Your brain says you can’t do it. But you get a second wind, persevere, and discover unknown mental and physical reserves. And just before giving up, you push through the challenge. ‘Tremor of truth’ builds muscles on the physical plane and a growth mindset on the psychological plane.

So look at the memorable turnarounds in sport last week in terms of resilience, mental toughness, self-belief and handling pressure in the moment. The path to entrepreneurial success is forged via breakthroughs, small steps and iterations, each possible because you have your eyes and ears wide open and you’re able to reflect and adjust time after time, with the resilient mindset to keep going.

Resilience is the virtue that enables entrepreneurs to move through hardship, set backs and achieve success. No one escapes heartache, uncertainty and disappointment, yet from these setbacks comes wisdom, if we have the virtue of resilience.

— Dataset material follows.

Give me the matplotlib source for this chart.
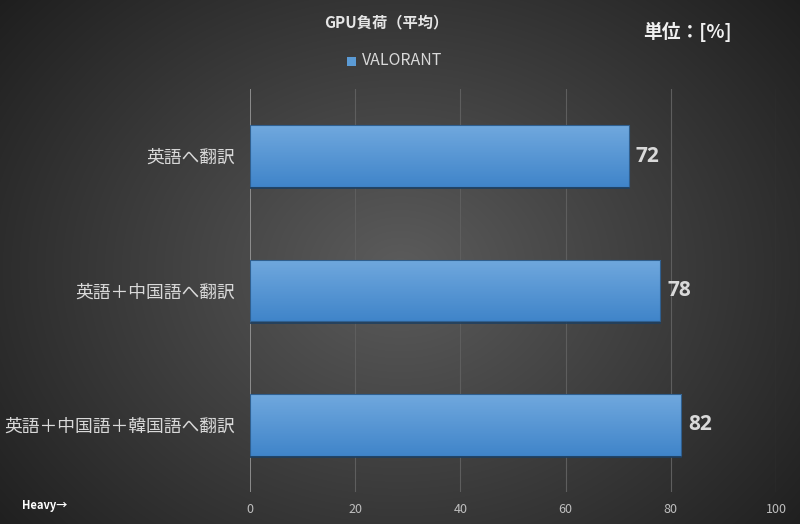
import numpy as np
import matplotlib
matplotlib.use("Agg")
import matplotlib.pyplot as plt
from matplotlib.patches import Rectangle

plt.rcParams['font.family'] = ['Noto Sans CJK JP', 'DejaVu Sans']

categories = ["英語へ翻訳", "英語＋中国語へ翻訳", "英語＋中国語＋韓国語へ翻訳"]
values = [72, 78, 82]
series_name = "VALORANT"
xticks = [0, 20, 40, 60, 80, 100]

W, H = 800, 524
fig = plt.figure(figsize=(W/100, H/100), dpi=100)

# background radial gradient
bg = fig.add_axes([0, 0, 1, 1])
yy, xx = np.mgrid[0:H, 0:W]
d = np.sqrt(((xx - 400) / 520) ** 2 + ((yy - 270) / 420) ** 2)
lev = np.clip(0.36 - 0.24 * d, 0.10, 0.37)
img = np.dstack([lev, lev, lev])
bg.imshow(img, aspect='auto', extent=[0, 1, 0, 1], origin='upper')
bg.axis('off')

left, right = 250 / W, 776 / W
top, bottom = 89 / H, 492 / H
ax = fig.add_axes([left, 1 - bottom, right - left, bottom - top])
ax.set_facecolor('none')
ax.set_xlim(0, 100)
n = len(categories)
ax.set_ylim(n - 0.5, -0.5)
for s in ax.spines.values():
    s.set_visible(False)
ax.axvline(0, color='#9a9a9a', lw=1.2, zorder=2)
for t in xticks[1:]:
    ax.axvline(t, color='#5e5e5e', lw=0.8, zorder=1)

ypos = np.arange(n)
bars = ax.barh(ypos, values, height=0.46, color='#5b9bd5', edgecolor='none', zorder=3)
grad = np.linspace(0, 1, 100)[:, None]
c_top = np.array([0.44, 0.66, 0.87])
c_bot = np.array([0.25, 0.52, 0.79])
gimg = c_top[None, None, :] * (1 - grad[:, :, None]) + c_bot[None, None, :] * grad[:, :, None]
for b in bars:
    x0, y0 = b.get_x(), b.get_y()
    w, h = b.get_width(), b.get_height()
    im = ax.imshow(gimg, extent=[x0, x0 + w, y0 + h, y0], aspect='auto', zorder=4)
    im.set_clip_path(b)
    ax.add_patch(Rectangle((x0, y0), w, h, fill=False, edgecolor='#2f5f8f', lw=0.8, zorder=5))
    ax.plot([x0, x0 + w], [y0 + h + 0.01, y0 + h + 0.01], color='#1e3f60', lw=1.2, zorder=5)
    ax.text(x0 + w + 1.3, y0 + h / 2, f"{int(w)}", va='center', ha='left',
            fontsize=15, fontweight='bold', color='#d9d9d9', zorder=6,
            family=['Open Sans', 'DejaVu Sans'])
ax.set_xlim(0, 100)
ax.set_ylim(n - 0.5, -0.5)

ax.set_yticks(ypos)
ax.set_yticklabels(categories, fontsize=12.8, color='#d9d9d9')
ax.set_xticks(xticks)
ax.set_xticklabels([str(t) for t in xticks], fontsize=9, color='#bfbfbf')
ax.tick_params(axis='both', length=0)
ax.tick_params(axis='y', pad=11)
ax.tick_params(axis='x', pad=8)

fig.text(386 / W, 1 - 22 / H, "GPU負荷（平均）", ha='center', va='center',
         fontsize=11, fontweight='bold', color='#e6e6e6')
fig.text(687 / W, 1 - 32 / H, "単位：[%]", ha='center', va='center',
         fontsize=13.5, fontweight='bold', color='#f0f0f0')
fig.patches.append(Rectangle((347 / W, 1 - 66 / H), 9 / W, 9 / H, transform=fig.transFigure,
                             facecolor='#5b9bd5', edgecolor='none'))
fig.text(362 / W, 1 - 61 / H, series_name, ha='left', va='center',
         fontsize=11.5, color='#d9d9d9')
fig.text(22 / W, 1 - 505 / H, "Heavy→", ha='left', va='center',
         fontsize=8, fontweight='bold', color='#ffffff')

fig.savefig("out.png", dpi=100)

Many misunderstand what’s at work in comebacks. For me, it’s not about ‘bouncing back’, rather its about the ability to integrate harsh experiences into your entrepreneurial thinking, learn and apply the lessons, and then be motivated to go again, and expecting to go one better. The real glory is being knocked to your knees and then coming back stronger, legs, hearts and minds. That’s the essence of it.